I finally got it out by first dissolving 1/3 cup OxyClean in hot water and covering the white spots with that until it quit foaming, then sopping that up and immediately dipping a scrub brush in warm white vinegar and scrubbing the calcium loose, then using my shop vac to get as much moisture as I could off the floor.

I expect putting hydrogen peroxide on the stains and letting it stop bubbling, then using vinegar would do about the same thing.


----------



## Imbrium (Feb 25, 2014)

Oooh, duh, OxyClean... that sounds really promising; I can't believe I never thought of that! I buy tubs of it (well, a generic version ) from Dollar Tree for laundry, so we've always got some. I'll give it a try on our cheap-*ss floors later today and let you guys know if it worked!


----------



## PaGal (Feb 25, 2014)

Anything you do try you may want to first use on a small spot just to be sure it does not stain or discolor the floors.

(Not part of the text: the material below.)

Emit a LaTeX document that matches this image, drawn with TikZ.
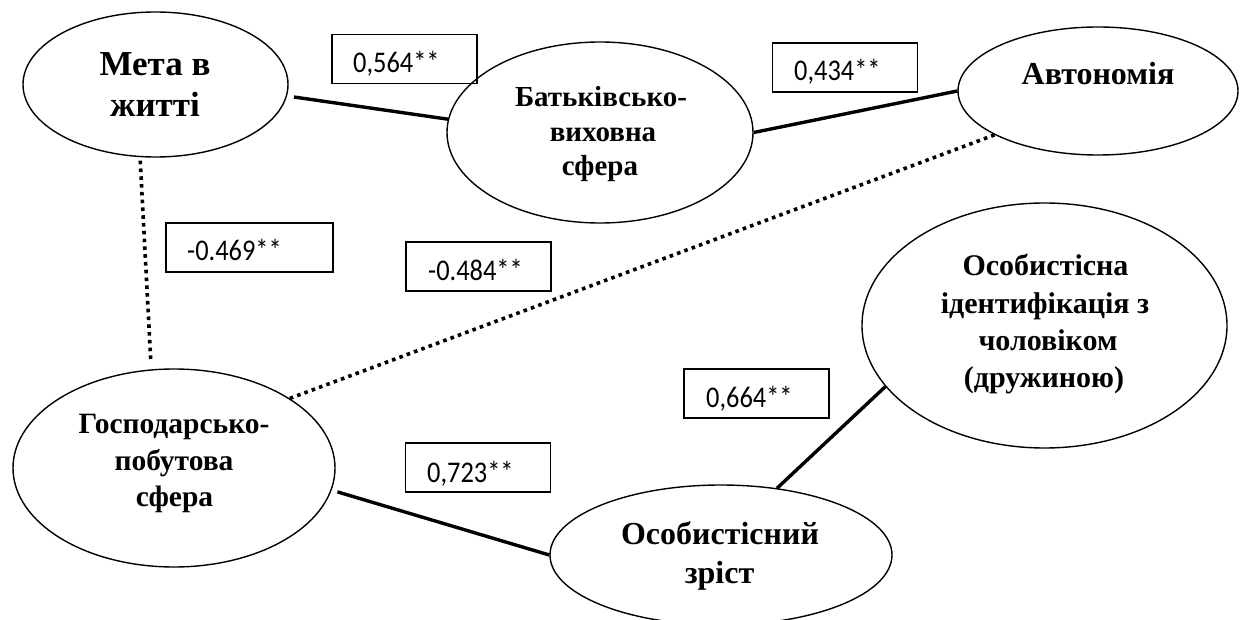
\documentclass[tikz,border=0pt]{standalone}
\usepackage{fontspec}
\setmainfont{Liberation Serif}
\newfontfamily\numfont{Carlito}[FakeStretch=0.88]
\usetikzlibrary{shapes.geometric}
\begin{document}
\begin{tikzpicture}[x=1pt,y=-1pt,
  oval/.style={draw, ellipse, line width=1.4pt, inner sep=0pt},
  numbox/.style={draw, rectangle, line width=1.3pt, inner sep=0pt, minimum width=145pt, minimum height=49pt},
  numtxt/.style={anchor=base west, inner sep=0pt, font=\numfont\fontsize{30}{30}\selectfont},
  tx/.style={anchor=base, inner sep=0pt},
  fa/.style={font=\bfseries\fontsize{35}{35}\selectfont},
  fb/.style={font=\bfseries\fontsize{29}{29}\selectfont},
  fc/.style={font=\bfseries\fontsize{32}{32}\selectfont},
  fi/.style={font=\bfseries\fontsize{30}{30}\selectfont},
  fd/.style={font=\bfseries\fontsize{29.5}{29.5}\selectfont},
  fe/.style={font=\bfseries\fontsize{32}{32}\selectfont},
  solidlink/.style={line width=3.4pt},
  dotlink/.style={line width=3.6pt, dash pattern=on 3.6pt off 4.2pt}]
\useasboundingbox (0,0) rectangle (1242,620);

% ellipses
\node[oval, minimum width=265pt, minimum height=145pt] (meta) at (155.5,84.5) {};
\node[oval, minimum width=306pt, minimum height=181pt] (batk) at (600,132.5) {};
\node[oval, minimum width=280pt, minimum height=128pt] (avt) at (1098,91) {};
\node[oval, minimum width=365pt, minimum height=245pt] (ident) at (1044.5,325.5) {};
\node[oval, minimum width=322pt, minimum height=198pt] (gosp) at (174,468) {};
\node[oval, minimum width=342pt, minimum height=140pt] (zrist) at (721,555) {};

% texts in ellipses
\node[tx,fa] (meta1) at (155,76) {Мета в};
\node[tx,fa] (meta2) at (155,117) {житті};
\node[tx,fb] (batk1) at (601,106.5) {Батьківсько-};
\node[tx,fb] (batk2) at (603,141.5) {виховна};
\node[tx,fb] (batk3) at (600,176) {сфера};
\node[tx,fc] (avt1) at (1098,85) {Автономія};
\node[tx,fi] (ident1) at (1045.5,276) {Особистісна};
\node[tx,fi] (ident2) at (1045,313) {ідентифікація з};
\node[tx,fi] (ident3) at (1048,350) {чоловіком};
\node[tx,fi] (ident4) at (1044,387) {(дружиною)};
\node[tx,fd] (gosp1) at (174,433) {Господарсько-};
\node[tx,fd] (gosp2) at (174,470) {побутова};
\node[tx,fd] (gosp3) at (174.5,506) {сфера};
\node[tx,fe] (zrist1) at (720,544) {Особистісний};
\node[tx,fe] (zrist2) at (719.5,583) {зріст};

% coefficient boxes
\node[numbox] (b1) at (404.5,59) {};
\node[numtxt] (b1t) at (353,73) {0,564**};
\node[numbox] (b2) at (845,67.5) {};
\node[numtxt] (b2t) at (794,81) {0,434**};
\node[numbox, minimum width=167pt] (b3) at (249.5,247.5) {};
\node[numtxt] (b3t) at (187,261) {-0.469**};
\node[numbox] (b4) at (478.5,266.5) {};
\node[numtxt] (b4t) at (428,281) {-0.484**};
\node[numbox] (b5) at (756.5,393.5) {};
\node[numtxt] (b5t) at (706,407) {0,664**};
\node[numbox] (b6) at (478,467.5) {};
\node[numtxt] (b6t) at (427,482) {0,723**};

% connectors
\draw[solidlink, shorten <=7pt] (meta.-5.6) -- (batk.175.6);
\draw[solidlink] (batk.east) -- (avt.west);
\draw[dotlink, shorten <=3.5pt, shorten >=7pt] (meta.258.4) -- (gosp.103.65);
\draw[dotlink] (gosp.31.8) -- (avt.203.1);
\draw[solidlink, shorten <=6pt] (gosp.-8.4) -- (zrist.west);
\draw[solidlink] (zrist.50) -- (ident.201.8);
\end{tikzpicture}
\end{document}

Also, laminate floors can "bubble" if liquid is allowed to sit on them for too long. The liquid is absorbed and makes the wood swell.


----------



## maxtherabbit (Jun 18, 2018)

This was so helpful!! The vinegar worker to get most of it off and then once I learned it was built up calcium I got the lime away (like what you use on glass showers and what not) to get the really bad parts out!


----------



## Liung (Jun 20, 2018)

Lahi likes to pee in the corner directly beside (!) the litter box, so I put down one of those plastic shoe trays you're supposed to use at your entry way for mucky shoes. It's saved the floor but the stains on the plastic DO NOT come off except by scratching them off with something sharp, leaving gouges in the plastic. I regularly soak it in vinegar before scrubbing at it to keep the smell and bacteria down but the crusty white calcium does not come off the plastic even slightly. 

I've never had problems with stains on any other material that vinegar or Spot Shot (for carpet) couldn't handle, but there's just something about hard plastic... the corners of the litter boxes and Delilah's old cage are similarly irrevocably stained.


----------